Her orange hair hung loose and tangled on either side of her face. A color that should have been bright and vivid had gone dull from weeks without washing. The thin white dress she wore had long since faded to grey, marked in several places by obvious stains.
In a room this obsessively, almost pathologically white — she looked profoundly out of place. A small, dirty thing left in the wrong world.
What made it even more grim was this:
The room was bare. Completely empty.
No bed. No chair. Not even a single towel.
The IISO had put her here with one simple requirement: keep her alive. That was enough.
Anything beyond that — for a Cursed Child — was unthinkable.
"..."
Footsteps sounded.
No attempt to soften them.
The small figure huddled in the corner flinched immediately and snapped her head up.
It was a young face. Round cheeks. A delicate chin. A small, neat nose. Despite the pallor that came from long-term malnourishment, she was clearly a beautiful child.
— Aihara Enju.
One of the Cursed Children.
She carried within her body the Rabbit Factor of the Gastrea — granting her leg strength and leaping ability far beyond that of any ordinary human.
In the original story of this world, she was destined to become Satomi Rentarou's partner — growing stronger through battle after battle, forging herself in the heat of each fight.
But now, that story no longer existed.
Her scarlet eyes were full of wariness.
But then.
When she saw who it was — or rather, when she sensed the familiar presence radiating from the man who had entered — the guardedness in her eyes froze.
In its place came something that could only be called bewildered disbelief — and beneath it, a trembling of the soul that rose from somewhere deeper than conscious thought.
"Ka... Kami-sama...?"
Aihara Enju tried the words out tentatively, her voice unsteady — laced with the fragile caution of someone terrified to shatter a dream.
Haimer said nothing.
He simply looked at her in silence, and then gave a quiet nod.
Confirmation received.
The small body that had been wound so tightly — as though braced for one more blow — released all at once, like a cord finally cut.
And then.
A wave of overwhelming grief came rushing in.
Because the reason she had come to the IISO in the first place — the reason she had registered as an Initiator — was a promise they had made her. "Grow strong enough," they had said, "and you'll find your parents again."
She had believed it. Believed that tomorrow would be better. Believed there was hope somewhere in the distance. Believed someone was waiting for her.

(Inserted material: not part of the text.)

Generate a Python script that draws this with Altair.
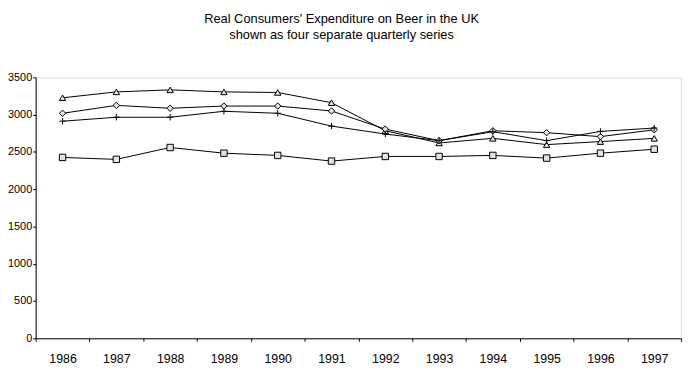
import altair as alt
import pandas as pd

years = ["1986", "1987", "1988", "1989", "1990", "1991",
         "1992", "1993", "1994", "1995", "1996", "1997"]
series_names = ["Q1", "Q2", "Q3", "Q4"]
q1 = [3226, 3305, 3332, 3305, 3297, 3160, 2784, 2620, 2682, 2598, 2638, 2682]  # triangles
q2 = [3018, 3124, 3085, 3115, 3115, 3049, 2806, 2651, 2784, 2758, 2705, 2797]  # diamonds
q3 = [2912, 2965, 2965, 3045, 3018, 2846, 2740, 2651, 2771, 2651, 2775, 2820]  # plus
q4 = [2426, 2400, 2559, 2483, 2453, 2377, 2439, 2439, 2453, 2417, 2483, 2536]  # squares
y_ticks = [0, 500, 1000, 1500, 2000, 2500, 3000, 3500]
title_lines = ["Real Consumers' Expenditure on Beer in the UK",
               "shown as four separate quarterly series"]

rows = []
for name, vals in zip(series_names, [q1, q2, q3, q4]):
    for yr, v in zip(years, vals):
        rows.append({"year": yr, "value": v, "series": name})
df = pd.DataFrame(rows)

FONT = "Liberation Sans"
BG = "#e3e3e3"

x_enc = alt.X("year:O", sort=years, bandPosition=0.5,
              scale=alt.Scale(type="band", paddingInner=0, paddingOuter=0),
              axis=alt.Axis(title=None, labelAngle=0, tickBand="extent", tickSize=3,
                            labelPadding=11, labelFont=FONT, labelFontSize=12.5,
                            labelColor="black", domainColor="black", tickColor="black",
                            grid=False))
y_enc = alt.Y("value:Q", scale=alt.Scale(domain=[0, 3500], nice=False),
              axis=alt.Axis(title=None, values=y_ticks, format="d", grid=False, tickSize=3,
                            labelPadding=1, labelFont=FONT, labelFontSize=11,
                            labelColor="black", domainColor="black", tickColor="black"))

line = alt.Chart(df).mark_line(color="black", strokeWidth=1).encode(
    x=x_enc, y=y_enc, detail="series:N")

plus_path = "M-1,0L1,0M0,-1L0,1"
points = alt.Chart(df).mark_point(fill=BG, stroke="black", strokeWidth=1,
                                  opacity=1, fillOpacity=1, size=42).encode(
    x=x_enc, y=y_enc,
    shape=alt.Shape("series:N",
                    scale=alt.Scale(domain=series_names,
                                    range=["triangle-up", "diamond", plus_path, "square"]),
                    legend=None))

chart = alt.layer(line, points).properties(
    width=653, height=264,
    title=alt.TitleParams(text=title_lines, fontSize=13, font=FONT, fontWeight="normal",
                          color="black", lineHeight=16, offset=30, dx=-17, anchor="middle"),
    padding={"left": 28, "top": 68, "right": 9, "bottom": 38},
    autosize="none",
).configure_view(fill=BG, stroke=None).configure(background="white")

chart.save("out.html", embed_options={"renderer": "svg", "actions": False})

Even a lie, if it gives you something to reach toward, can drive you to take one more step — and then one more — across an endless desert.
But.
A kind lie, however gently meant, is still deception.
And so.
When Haimer had appeared to Aihara Enju as a luminous silhouette — and she had asked that question — he had chosen silence.
A clever little girl needs no words.
Silence alone had told her everything.
She hadn't even needed to ask whether her parents were dead or had simply never wanted her.
Because.
From beginning to end.
It had all been a fiction. Every last piece of it.
A one-woman play performed entirely for her own benefit.
There had never been anyone waiting for her.
For a child who had been abandoned — the reason ultimately didn't matter.
The result was always the same.
She was surplus. She was refuse, discarded by the world.
If even the person who had given her life didn't need her — then what reason could the world possibly have to need her at all?
With that thought, Aihara Enju bit softly at her lower lip. The corner of her mouth trembled — as if she wanted to cry, but couldn't quite bring herself to.